I watched him from the back window of the van as we drove away. I watched his big curly head of hair cut in two by a sweat band as it bobbed up and down. I stared until he became smaller and smaller and eventually faded from my sight. When he got to our van on the other side of the bridge he was sweaty, stinky and so happy. I knew right then that next year I would be out there with him. The next year all of my sisters ran with him. My mom drove the van while we made our way across the bridge and this tradition continued for many years until our cousins decided that hosting Thanksgiving was hard enough let alone providing shower facilities for their crazy cousins from Santa Rosa.
My dad continued to run and eventually started to enter races in which he won his age group almost every time. My mom continued to think he was crazy but would attend all the races and eventually his love of running passed on to my sisters and me. By then running was becoming popular and races were taking place almost every weekend. The Moscow Road Race, Kenwood, The Human Race and Young at Heart were my dad’s favorites. When we were going through his clothes after he died I found race t-shirts from the first Human Race held in Santa Rosa-circa 1982. He loved his race t-shirts. For $6 you could run a race, have a banana and a bagel and get a t-shirt. To my father who was as frugal as you will find, this was the best deal in town. When I was a freshman in college I asked him if he would run the San Francisco Marathon with me. He agreed until he saw the race entry fee was $20. This was the first time a race entry was double digits. He refused to pay the entry fee. He ran it with me as a bandit. At the finish line he was unable to get to the refreshment table without his race number. He grabbed a Mylar race blanket from the medical tent, wrapped that around him and walked right in. He eventually came to grips with the rising cost of entry fees but in 2007 when I told him I paid $150 for the New York Marathon he asked if that included air fare.

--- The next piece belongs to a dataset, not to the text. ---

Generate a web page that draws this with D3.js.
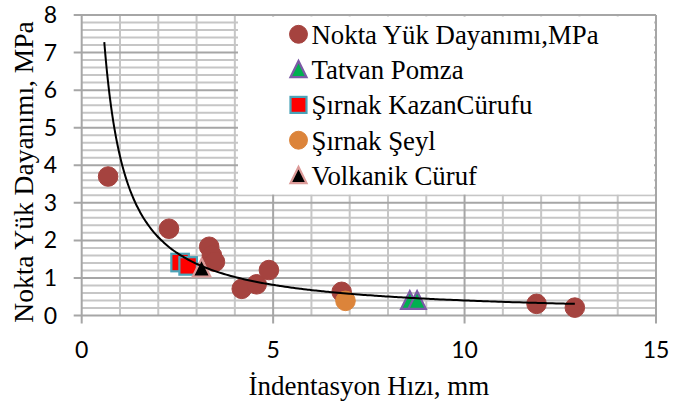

The Moscow Road race was moved to Father’s Day in the 1980’s and this became a family tradition. It was the first race I ever beat my dad. I felt kind of bad about this. When Moscow Road race ended we did the Perry’s to Perry’s race in San Francisco. I just found the trophy my dad and I won in 1993 for the Father/Daughter division. My dad had to stop running shortly after that due to congestive heart failure. He still came to all the races and cheered us on and I always knew how much he missed running. One day not long before he died I was running in the park and decided to take a loop through Oakmont where he lived. I stopped for a glass of water. He was sitting in his back yard reading the paper or doing a crossword puzzle. He asked how the run was going and I told him I was feeling really good. He was never one to express feelings or want pity so I was surprised when he told me how much he missed that feeling. It was the first time I realized that someday I too, would lose the ability to run and enjoy the pleasure of a great run.
I miss you dad and as long as I can I will continue to enjoy and thank you for teaching and sharing with me the greater things in life; football, baseball, being a parent, beer and running!